Kapadia’s work, what critic Najrin Islam called “post-photography gestalt exercises”, have this remarkable quality of thrust and animation even when things are still. Her ability to capture a moment and make it feel like it has no future, is astounding. That the present is all there is. That you can lounge and watch Godard movies as someone does in this film — movies with young characters deadpanning through life — unconvinced of a future.
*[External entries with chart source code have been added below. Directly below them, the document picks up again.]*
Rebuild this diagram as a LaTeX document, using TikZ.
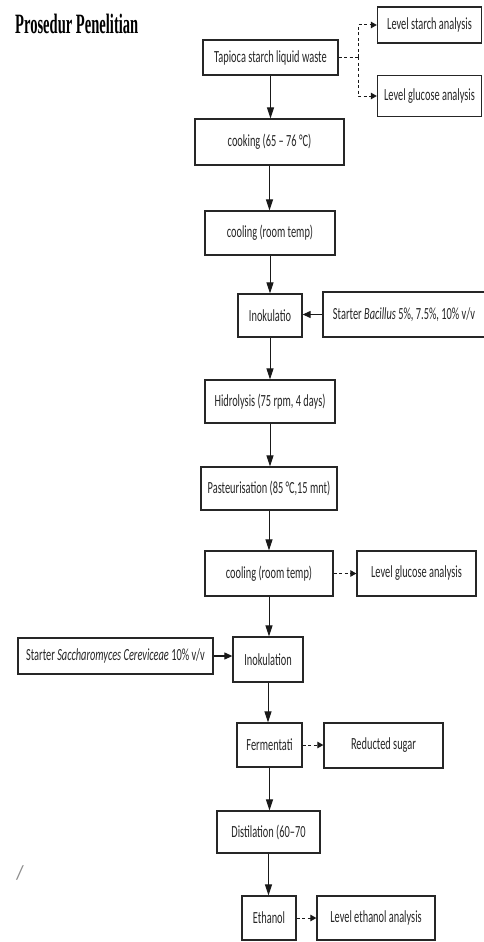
\documentclass[tikz,border=0pt]{standalone}
\usepackage{fontspec}
\setmainfont{Carlito}
\newfontfamily\titlefont{Liberation Serif}
\usepackage{graphicx}
\usetikzlibrary{arrows.meta,calc}
\newcommand\sq[1]{\scalebox{0.61}[1]{#1}}
\newcommand\bx[6]{\node[box,minimum width=#4pt,minimum height=#5pt] (#1) at (#2,#3) {\sq{#6}};}
\begin{document}
\begin{tikzpicture}[x=1pt,y=-1pt,
  box/.style={draw=black!85, line width=1.3pt, inner sep=0pt, font=\fontsize{17}{19}\selectfont, text=black!85},
  varr/.style={-{Triangle[length=11pt,width=7pt]}, line width=1pt, draw=black!90},
  harr/.style={-{Triangle[length=8pt,width=7pt]}, line width=1.1pt, draw=black!90},
  darr/.style={-{Triangle[length=6pt,width=6.5pt]}, line width=1pt, dash pattern=on 3pt off 2.5pt, draw=black!90},
  dline/.style={line width=1pt, dash pattern=on 3pt off 2.5pt, draw=black!90}]
\useasboundingbox (0,0) rectangle (483,942);
\node[anchor=base west, inner sep=0pt, font=\titlefont\bfseries\fontsize{28}{30}\selectfont] (title) at (15,34) {\scalebox{0.52}[1]{Prosedur Penelitian}};
\bx{tap}{270.5}{57.5}{135}{35}{Tapioca starch liquid waste}
\bx{lsa}{429.5}{25}{104}{36}{Level starch analysis}
\bx{lga1}{429.5}{96}{104}{41}{Level glucose analysis}
\bx{cook}{269.5}{142}{149}{46}{cooking (65 -- 76 °C)}
\bx{cool1}{270}{233}{130}{44}{cooling (room temp)}
\bx{inok1}{270}{315.5}{64}{43}{Inokulatio}
\node[box,minimum width=162pt,minimum height=45pt] (bac) at (404,314.5) {\sq{Starter \textit{Bacillus} 5\%, 7.5\%, 10\% v/v}};
\bx{hid}{270}{401.5}{130}{43}{Hidrolysis (75 rpm, 4 days)}
\bx{past}{269}{488.5}{136}{43}{Pasteurisation (85 °C,15 mnt)}
\bx{cool2}{269}{573.5}{128}{45}{cooling (room temp)}
\bx{lga2}{416.5}{573.5}{119}{45}{Level glucose analysis}
\bx{inok2}{268}{659.5}{70}{45}{Inokulation}
\node[box,minimum width=195pt,minimum height=36pt] (sac) at (115.5,656) {\sq{Starter \textit{Saccharomyces Cereviceae} 10\% v/v}};
\bx{ferm}{269.5}{745}{65}{44}{Fermentati}
\bx{red}{383.5}{745.5}{119}{45}{Reducted sugar}
\bx{dist}{268.5}{832}{103}{42}{Distilation (60--70}
\bx{eth}{269}{918}{54}{44}{Ethanol}
\bx{lea}{376}{918}{118}{44}{Level ethanol analysis}
\node[text=black!45, font=\fontsize{20}{20}\selectfont] (sl) at (20,873) {/};
% main flow
\draw[varr] (tap.south) -- (tap.south |- cook.north);
\draw[varr] (cook.south) -- (cook.south |- cool1.north);
\draw[varr] (cool1.south) -- (cool1.south |- inok1.north);
\draw[varr] (inok1.south) -- (inok1.south |- hid.north);
\draw[varr] (hid.south) -- (hid.south |- past.north);
\draw[varr] (past.south) -- (past.south |- cool2.north);
\draw[varr] (cool2.south) -- (cool2.south |- inok2.north);
\draw[varr] (inok2.south) -- (inok2.south |- ferm.north);
\draw[varr] (ferm.south) -- (ferm.south |- dist.north);
\draw[varr] (dist.south) -- (dist.south |- eth.north);
% side inputs
\draw[harr] (bac.west) -- (bac.west -| inok1.east);
\draw[harr] (sac.east) -- (sac.east -| inok2.west);
% analyses
\coordinate (j) at (358,57.5);
\draw[dline] (tap.east) -- (j);
\draw[darr] (j) |- (lsa.west);
\draw[darr] (j) |- (lga1.west);
\draw[darr] (cool2.east) -- (cool2.east -| lga2.west);
\draw[darr] (ferm.east) -- (ferm.east -| red.west);
\draw[darr] (eth.east) -- (eth.east -| lea.west);
\end{tikzpicture}
\end{document}
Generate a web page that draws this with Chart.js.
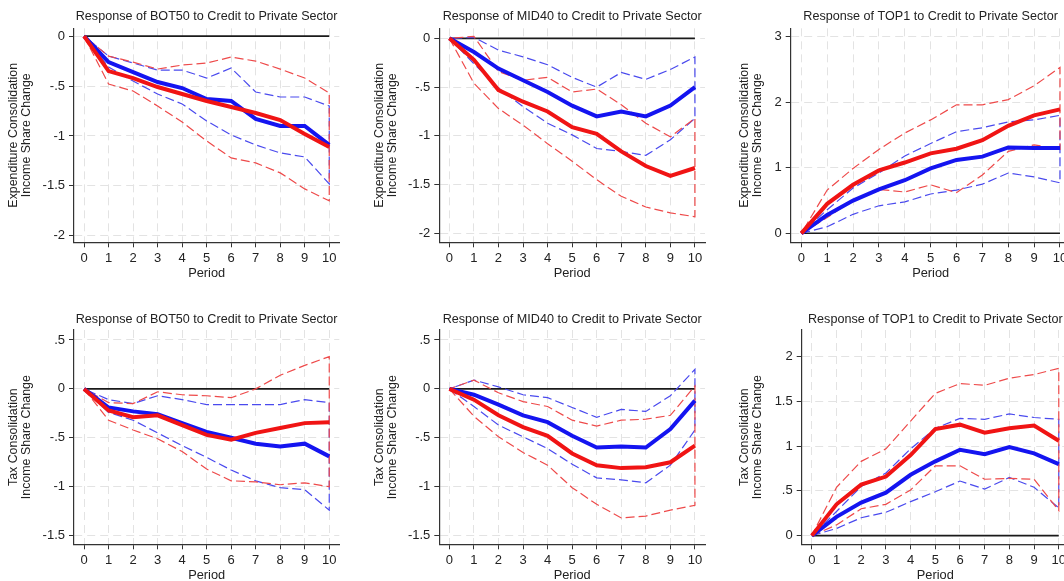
<!DOCTYPE html>
<html>
<head>
<meta charset="utf-8">
<script src="https://cdn.jsdelivr.net/npm/chart.js@4"></script>
<style>
  html, body { margin: 0; padding: 0; background: #fff; width: 1064px; height: 581px; overflow: hidden; }
  .panel { position: absolute; }
</style>
</head>
<body>
<canvas class="panel" id="p1"></canvas>
<canvas class="panel" id="p2"></canvas>
<canvas class="panel" id="p3"></canvas>
<canvas class="panel" id="p4"></canvas>
<canvas class="panel" id="p5"></canvas>
<canvas class="panel" id="p6"></canvas>
<script>
// periodes de la reponse impulsionnelle
var periods = [0, 1, 2, 3, 4, 5, 6, 7, 8, 9, 10];
var xTicks = [0, 1, 2, 3, 4, 5, 6, 7, 8, 9, 10];

// graduations y
var yTicksExp = [0, -0.5, -1, -1.5, -2];
var yLabelsExp = ['0', '-.5', '-1', '-1.5', '-2'];
var yTicksExpTop1 = [0, 1, 2, 3];
var yLabelsExpTop1 = ['0', '1', '2', '3'];
var yTicksTax = [0.5, 0, -0.5, -1, -1.5];
var yLabelsTax = ['.5', '0', '-.5', '-1', '-1.5'];
var yTicksTaxTop1 = [0, 0.5, 1, 1.5, 2];
var yLabelsTaxTop1 = ['0', '.5', '1', '1.5', '2'];

// Expenditure consolidation - BOT50
var expBot50Blue   = [0, -0.26, -0.36, -0.46, -0.52, -0.63, -0.65, -0.83, -0.90, -0.90, -1.09];
var expBot50BlueHi = [0, -0.20, -0.27, -0.34, -0.34, -0.42, -0.32, -0.56, -0.61, -0.61, -0.70];
var expBot50BlueLo = [0, -0.31, -0.45, -0.58, -0.68, -0.85, -0.99, -1.09, -1.17, -1.21, -1.48];
var expBot50Red    = [0, -0.35, -0.42, -0.51, -0.58, -0.65, -0.71, -0.77, -0.84, -0.98, -1.11];
var expBot50RedHi  = [0, -0.20, -0.26, -0.33, -0.29, -0.27, -0.21, -0.25, -0.33, -0.42, -0.57];
var expBot50RedLo  = [0, -0.48, -0.55, -0.70, -0.86, -1.05, -1.22, -1.27, -1.37, -1.53, -1.65];

// Expenditure consolidation - MID40
var expMid40Blue   = [0, -0.14, -0.31, -0.43, -0.55, -0.69, -0.80, -0.75, -0.80, -0.69, -0.50];
var expMid40BlueHi = [0, 0.01, -0.12, -0.19, -0.27, -0.40, -0.50, -0.35, -0.42, -0.32, -0.19];
var expMid40BlueLo = [0, -0.26, -0.51, -0.70, -0.87, -0.99, -1.13, -1.16, -1.20, -1.04, -0.82];
var expMid40Red    = [0, -0.22, -0.53, -0.65, -0.75, -0.91, -0.98, -1.16, -1.31, -1.41, -1.33];
var expMid40RedHi  = [0, 0.02, -0.34, -0.43, -0.40, -0.55, -0.52, -0.68, -0.87, -1.01, -0.82];
var expMid40RedLo  = [0, -0.46, -0.72, -0.89, -1.08, -1.26, -1.45, -1.62, -1.73, -1.79, -1.83];

// Expenditure consolidation - TOP1
var expTop1Blue   = [0, 0.28, 0.50, 0.67, 0.81, 0.99, 1.12, 1.17, 1.31, 1.30, 1.30];
var expTop1BlueHi = [0, 0.36, 0.69, 0.92, 1.18, 1.37, 1.55, 1.61, 1.70, 1.73, 1.80];
var expTop1BlueLo = [0, 0.10, 0.29, 0.42, 0.48, 0.60, 0.66, 0.75, 0.92, 0.86, 0.77];
var expTop1Red    = [0, 0.45, 0.74, 0.96, 1.08, 1.22, 1.29, 1.42, 1.64, 1.80, 1.89];
var expTop1RedHi  = [0, 0.66, 0.99, 1.28, 1.53, 1.73, 1.96, 1.96, 2.04, 2.25, 2.53];
var expTop1RedLo  = [0, 0.24, 0.51, 0.67, 0.63, 0.74, 0.62, 0.89, 1.25, 1.35, 1.28];

// Tax consolidation - BOT50
var taxBot50Blue   = [0, -0.19, -0.23, -0.26, -0.35, -0.44, -0.50, -0.56, -0.59, -0.56, -0.69];
var taxBot50BlueHi = [0, -0.11, -0.15, -0.07, -0.11, -0.16, -0.16, -0.16, -0.16, -0.11, -0.14];
var taxBot50BlueLo = [0, -0.24, -0.32, -0.45, -0.58, -0.70, -0.83, -0.94, -1.01, -1.03, -1.24];
var taxBot50Red    = [0, -0.22, -0.29, -0.27, -0.37, -0.47, -0.52, -0.45, -0.40, -0.35, -0.34];
var taxBot50RedHi  = [0, -0.14, -0.15, -0.03, -0.06, -0.07, -0.09, 0.00, 0.14, 0.24, 0.33];
var taxBot50RedLo  = [0, -0.32, -0.42, -0.51, -0.64, -0.82, -0.94, -0.95, -0.98, -0.96, -1.00];

// Tax consolidation - MID40
var taxMid40Blue   = [0, -0.06, -0.16, -0.27, -0.34, -0.48, -0.60, -0.59, -0.60, -0.41, -0.12];
var taxMid40BlueHi = [0, 0.09, 0.02, -0.06, -0.09, -0.19, -0.29, -0.21, -0.23, -0.07, 0.20];
var taxMid40BlueLo = [0, -0.18, -0.37, -0.49, -0.61, -0.77, -0.91, -0.93, -0.96, -0.78, -0.42];
var taxMid40Red    = [0, -0.11, -0.27, -0.39, -0.48, -0.66, -0.78, -0.81, -0.80, -0.75, -0.58];
var taxMid40RedHi  = [0, 0.09, -0.04, -0.13, -0.18, -0.32, -0.38, -0.32, -0.31, -0.27, 0.03];
var taxMid40RedLo  = [0, -0.28, -0.49, -0.65, -0.78, -1.01, -1.18, -1.32, -1.30, -1.24, -1.19];

// Tax consolidation - TOP1
var taxTop1Blue   = [0, 0.21, 0.37, 0.48, 0.68, 0.83, 0.96, 0.91, 0.99, 0.92, 0.80];
var taxTop1BlueHi = [0, 0.27, 0.55, 0.70, 0.97, 1.20, 1.31, 1.30, 1.36, 1.32, 1.30];
var taxTop1BlueLo = [0, 0.08, 0.20, 0.26, 0.38, 0.49, 0.61, 0.52, 0.65, 0.54, 0.31];
var taxTop1Red    = [0, 0.35, 0.57, 0.66, 0.90, 1.19, 1.24, 1.15, 1.20, 1.23, 1.06];
var taxTop1RedHi  = [0, 0.54, 0.83, 0.97, 1.28, 1.59, 1.70, 1.68, 1.76, 1.80, 1.87];
var taxTop1RedLo  = [0, 0.12, 0.30, 0.35, 0.51, 0.78, 0.78, 0.63, 0.64, 0.63, 0.28];

var FONT = "'Liberation Sans', Arial, sans-serif";
var TXT = '#222';

function pts(vals) {
  return vals.map(function (v, i) { return { x: periods[i], y: v }; });
}
// bande : borne basse puis borne haute a l'envers (trace le trait vertical en 10)
function band(lo, hi) {
  return pts(lo).concat(pts(hi).reverse());
}

function panel(id, p) {
  var cv = document.getElementById(id);
  cv.width = p.box.w; cv.height = p.box.h;
  cv.style.left = p.box.x + 'px'; cv.style.top = p.box.y + 'px';
  cv.style.width = p.box.w + 'px'; cv.style.height = p.box.h + 'px';

  var last = periods[periods.length - 1];
  new Chart(cv.getContext('2d'), {
    type: 'line',
    data: {
      datasets: [
        { data: pts(p.red), borderColor: '#f01414', borderWidth: 4 },
        { data: pts(p.blue), borderColor: '#1414f0', borderWidth: 4 },
        { data: band(p.redLo, p.redHi), borderColor: '#ee4a4a', borderWidth: 1.2, borderDash: [9, 4] },
        { data: band(p.blueLo, p.blueHi), borderColor: '#4a4aee', borderWidth: 1.2, borderDash: [9, 4] },
        { data: [{ x: periods[0], y: 0 }, { x: last, y: 0 }], borderColor: '#1a1a1a', borderWidth: 1.6 }
      ]
    },
    options: {
      responsive: false,
      animation: false,
      elements: { point: { radius: 0 }, line: { tension: 0, fill: false } },
      layout: { padding: { left: 0, top: 0, bottom: 0, right: p.box.x + p.box.w - p.area.r } },
      plugins: {
        legend: { display: false },
        tooltip: { enabled: false },
        title: {
          display: true,
          text: p.title,
          fullSize: false,
          color: TXT,
          font: { family: FONT, size: 12.6, weight: 'normal', lineHeight: 1.2 },
          padding: { top: p.titleY - p.box.y - 7.6, bottom: p.area.t - p.titleY - 7.5 }
        }
      },
      scales: {
        x: {
          type: 'linear',
          min: -0.41,
          max: 10.41,
          afterBuildTicks: function (s) { s.ticks = xTicks.map(function (v) { return { value: v }; }); },
          afterFit: function (s) { s.height = p.box.y + p.box.h - p.area.b; },
          ticks: { color: TXT, font: { family: FONT, size: 13 }, padding: 3, maxRotation: 0, autoSkip: false,
                   callback: function (v) { return String(v); } },
          grid: { color: '#e3e3e3', lineWidth: 1, tickColor: '#333', tickLength: 5, tickWidth: 1 },
          border: { color: '#333', width: 1.2, dash: [8, 5] },
          title: { display: true, text: 'Period', color: TXT, font: { family: FONT, size: 12.8, lineHeight: 1.2 },
                   padding: { top: 0, bottom: p.box.y + p.box.h - p.periodY - 7.7 } }
        },
        y: {
          type: 'linear',
          min: p.yMin,
          max: p.yMax,
          afterBuildTicks: function (s) { s.ticks = p.yTicks.map(function (v) { return { value: v }; }); },
          afterFit: function (s) { s.width = p.area.l - p.box.x; },
          ticks: { color: TXT, font: { family: FONT, size: 13 }, padding: 4,
                   callback: function (v, i) { return p.yLabels[i]; } },
          grid: { color: '#e3e3e3', lineWidth: 1, tickColor: '#333', tickLength: 5, tickWidth: 1 },
          border: { color: '#333', width: 1.2, dash: [8, 5] },
          title: { display: true, text: p.yTitle, color: TXT, font: { family: FONT, size: 12.4, lineHeight: 1.03 },
                   padding: { top: p.yTitleX - p.box.x - 6.4, bottom: 0 } }
        }
      }
    }
  });
}

var expTitle = ['Expenditure Consolidation', 'Income Share Change'];
var taxTitle = ['Tax Consolidation', 'Income Share Change'];

panel('p1', { box: { x: 0, y: 0, w: 355, h: 290 }, area: { l: 74, t: 28.3, r: 339.3, b: 242.3 },
  titleY: 17, periodY: 273, yTitleX: 14, title: 'Response of BOT50 to Credit to Private Sector', yTitle: expTitle,
  yMin: -2.065, yMax: 0.078, yTicks: yTicksExp, yLabels: yLabelsExp,
  blue: expBot50Blue, blueHi: expBot50BlueHi, blueLo: expBot50BlueLo, red: expBot50Red, redHi: expBot50RedHi, redLo: expBot50RedLo });

panel('p2', { box: { x: 355, y: 0, w: 355, h: 290 }, area: { l: 439.3, t: 28.3, r: 705, b: 242.3 },
  titleY: 17, periodY: 273, yTitleX: 380, title: 'Response of MID40 to Credit to Private Sector', yTitle: expTitle,
  yMin: -2.092, yMax: 0.103, yTicks: yTicksExp, yLabels: yLabelsExp,
  blue: expMid40Blue, blueHi: expMid40BlueHi, blueLo: expMid40BlueLo, red: expMid40Red, redHi: expMid40RedHi, redLo: expMid40RedLo });

panel('p3', { box: { x: 710, y: 0, w: 366, h: 290 }, area: { l: 790.7, t: 28.3, r: 1070.6, b: 242.3 },
  titleY: 17, periodY: 273, yTitleX: 745, title: 'Response of TOP1 to Credit to Private Sector', yTitle: expTitle,
  yMin: -0.137, yMax: 3.127, yTicks: yTicksExpTop1, yLabels: yLabelsExpTop1,
  blue: expTop1Blue, blueHi: expTop1BlueHi, blueLo: expTop1BlueLo, red: expTop1Red, redHi: expTop1RedHi, redLo: expTop1RedLo });

panel('p4', { box: { x: 0, y: 295, w: 355, h: 290 }, area: { l: 74, t: 330, r: 339.3, b: 544.3 },
  titleY: 320, periodY: 575, yTitleX: 14, title: 'Response of BOT50 to Credit to Private Sector', yTitle: taxTitle,
  yMin: -1.589, yMax: 0.602, yTicks: yTicksTax, yLabels: yLabelsTax,
  blue: taxBot50Blue, blueHi: taxBot50BlueHi, blueLo: taxBot50BlueLo, red: taxBot50Red, redHi: taxBot50RedHi, redLo: taxBot50RedLo });

panel('p5', { box: { x: 355, y: 295, w: 355, h: 290 }, area: { l: 439.3, t: 330, r: 705, b: 544.3 },
  titleY: 320, periodY: 575, yTitleX: 380, title: 'Response of MID40 to Credit to Private Sector', yTitle: taxTitle,
  yMin: -1.589, yMax: 0.602, yTicks: yTicksTax, yLabels: yLabelsTax,
  blue: taxMid40Blue, blueHi: taxMid40BlueHi, blueLo: taxMid40BlueLo, red: taxMid40Red, redHi: taxMid40RedHi, redLo: taxMid40RedLo });

panel('p6', { box: { x: 710, y: 295, w: 366, h: 290 }, area: { l: 801.7, t: 330, r: 1068.9, b: 544.3 },
  titleY: 320, periodY: 575, yTitleX: 745, title: 'Response of TOP1 to Credit to Private Sector', yTitle: taxTitle,
  yMin: -0.097, yMax: 2.298, yTicks: yTicksTaxTop1, yLabels: yLabelsTaxTop1,
  blue: taxTop1Blue, blueHi: taxTop1BlueHi, blueLo: taxTop1BlueLo, red: taxTop1Red, redHi: taxTop1RedHi, redLo: taxTop1RedLo });
</script>
</body>
</html>
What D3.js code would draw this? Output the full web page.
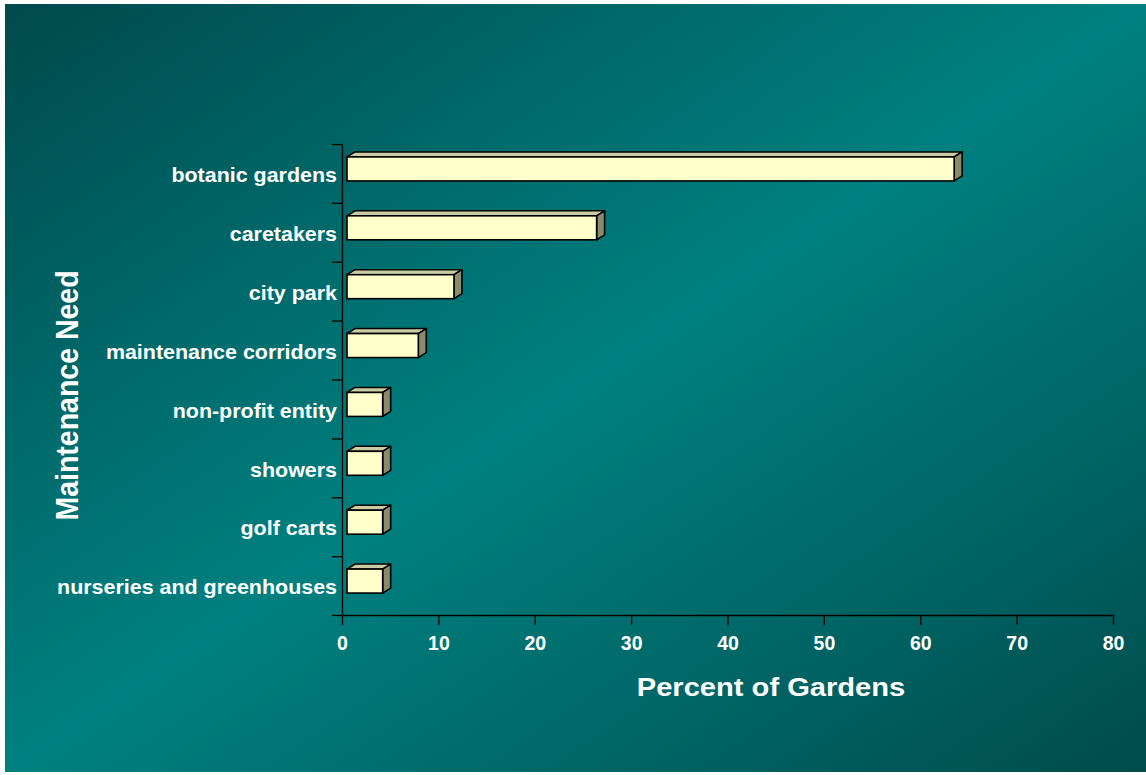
<!DOCTYPE html>
<html>
<head>
<meta charset="utf-8">
<script src="https://cdn.jsdelivr.net/npm/d3@7"></script>
<style>
  html, body { margin: 0; padding: 0; background: #ffffff; }
  svg { display: block; }
  text { font-family: "Liberation Sans", Arial, Helvetica, sans-serif; font-weight: bold; fill: #ffffff; }
</style>
</head>
<body>
<svg id="chart" width="1146" height="775"></svg>
<script>
// Share of gardens reporting each maintenance need
const categories = [
  "botanic gardens",
  "caretakers",
  "city park",
  "maintenance corridors",
  "non-profit entity",
  "showers",
  "golf carts",
  "nurseries and greenhouses"
];
const percents = [63.0, 25.9, 11.1, 7.4, 3.7, 3.7, 3.7, 3.7];
const xTicks = [0, 10, 20, 30, 40, 50, 60, 70, 80];
const xTitle = "Percent of Gardens";
const yTitle = "Maintenance Need";

const svg = d3.select("#chart");
const W = 1146, H = 775;

// Slide background: dark teal corners, brighter along the anti-diagonal
const defs = svg.append("defs");
const grad = defs.append("linearGradient")
  .attr("id", "bg")
  .attr("x1", 0).attr("y1", 0).attr("x2", 1).attr("y2", 1);
grad.append("stop").attr("offset", 0).attr("stop-color", "#004a4c");
grad.append("stop").attr("offset", 0.5).attr("stop-color", "#008080");
grad.append("stop").attr("offset", 1).attr("stop-color", "#004c4c");

svg.append("rect")
  .attr("x", 5).attr("y", 4)
  .attr("width", W - 5).attr("height", 772 - 4)
  .attr("fill", "url(#bg)");

// Plot frame
const plotLeft = 342, plotRight = 1113, plotTop = 144, plotBottom = 615;

const x = d3.scaleLinear().domain([0, 80]).range([plotLeft, plotRight]);
const y = d3.scaleBand().domain(categories).range([plotTop, plotBottom]).padding(0);
const yEdges = d3.scaleLinear().domain([0, categories.length]).range([plotTop, plotBottom]);

// Text is drawn slightly wide, as on the original slide
const stretch = 1.1;

// 3D bars: front face, top face and right side face
const depthX = 8, depthY = -5, faceH = 24, frontShift = 5;
const bars = svg.append("g").attr("class", "bars");

categories.forEach((c, i) => {
  const v = percents[i];
  const x0 = x(0) + frontShift;
  const x1 = x(v) + frontShift;
  const yc = y(c) + y.bandwidth() / 2;
  const y0 = yc - 16.5;
  const y1 = y0 + faceH;
  const g = bars.append("g");
  // top face
  g.append("path")
    .attr("d", `M${x0},${y0}L${x0 + depthX},${y0 + depthY}L${x1 + depthX},${y0 + depthY}L${x1},${y0}Z`)
    .attr("fill", "#cbcba6").attr("stroke", "#000").attr("stroke-width", 1.6)
    .attr("stroke-linejoin", "round");
  // side face
  g.append("path")
    .attr("d", `M${x1},${y0}L${x1 + depthX},${y0 + depthY}L${x1 + depthX},${y1 + depthY}L${x1},${y1}Z`)
    .attr("fill", "#8a8a6c").attr("stroke", "#000").attr("stroke-width", 1.6)
    .attr("stroke-linejoin", "round");
  // front face
  g.append("rect")
    .attr("x", x0).attr("y", y0)
    .attr("width", x1 - x0).attr("height", faceH)
    .attr("fill", "#ffffcc").attr("stroke", "#000").attr("stroke-width", 1.6);
});

// X axis
const xAxis = svg.append("g")
  .attr("transform", `translate(0,${plotBottom})`)
  .call(d3.axisBottom(x).tickValues(xTicks).tickSize(10).tickSizeOuter(0).tickFormat(d3.format("d")));
xAxis.select(".domain").attr("stroke", "#000").attr("stroke-width", 1.3);
xAxis.selectAll(".tick line").attr("stroke", "#000").attr("stroke-width", 1.3);
xAxis.selectAll(".tick text")
  .attr("y", 35).attr("dy", 0)
  .attr("fill", "#fff")
  .style("font-size", "19.5px")
  .style("font-family", "'Liberation Sans', Arial, sans-serif")
  .style("font-weight", "bold");

// Y axis: ticks at category boundaries
const yAxis = svg.append("g")
  .attr("transform", `translate(${plotLeft},0)`)
  .call(d3.axisLeft(yEdges).tickValues(d3.range(categories.length + 1)).tickSize(10).tickSizeOuter(0).tickFormat(""));
yAxis.select(".domain").attr("stroke", "#000").attr("stroke-width", 1.3);
yAxis.selectAll(".tick line").attr("stroke", "#000").attr("stroke-width", 1.3);

// Category labels
svg.append("g").selectAll("text")
  .data(categories)
  .join("text")
  .attr("text-anchor", "end")
  .attr("transform", d => `translate(337,${y(d) + y.bandwidth() / 2 + 8.8}) scale(${stretch},1)`)
  .style("font-size", "19.5px")
  .text(d => d);

// Axis titles
svg.append("text")
  .attr("text-anchor", "middle")
  .attr("transform", `translate(771,696) scale(1.165,1)`)
  .style("font-size", "25px")
  .text(xTitle);

svg.append("text")
  .attr("text-anchor", "middle")
  .attr("transform", `translate(78,395.5) rotate(-90) scale(1,1.1)`)
  .style("font-size", "28.5px")
  .text(yTitle);
</script>
</body>
</html>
Edited and photographed by Ranabir Das, there is something so beautiful and bold about the stylised, black and white film. It is so comfortable keeping its characters in shadows, so unperturbed by the lacking light. Sometimes there is a breeze in a frame and a table cover, until then in the thick black of a shadow, suddenly comes into the light. And you wonder, how much of the frame did you not know until now? How much of knowing nothing are we okay with? When will the breeze nudge us towards the light?
The film was shown at the 11th edition of Dharamshala International Film Festival, from 3 to 6 November 2022. A digital edition of DIFF 2022 will go online from 7 to 13 November with a truncated lineup.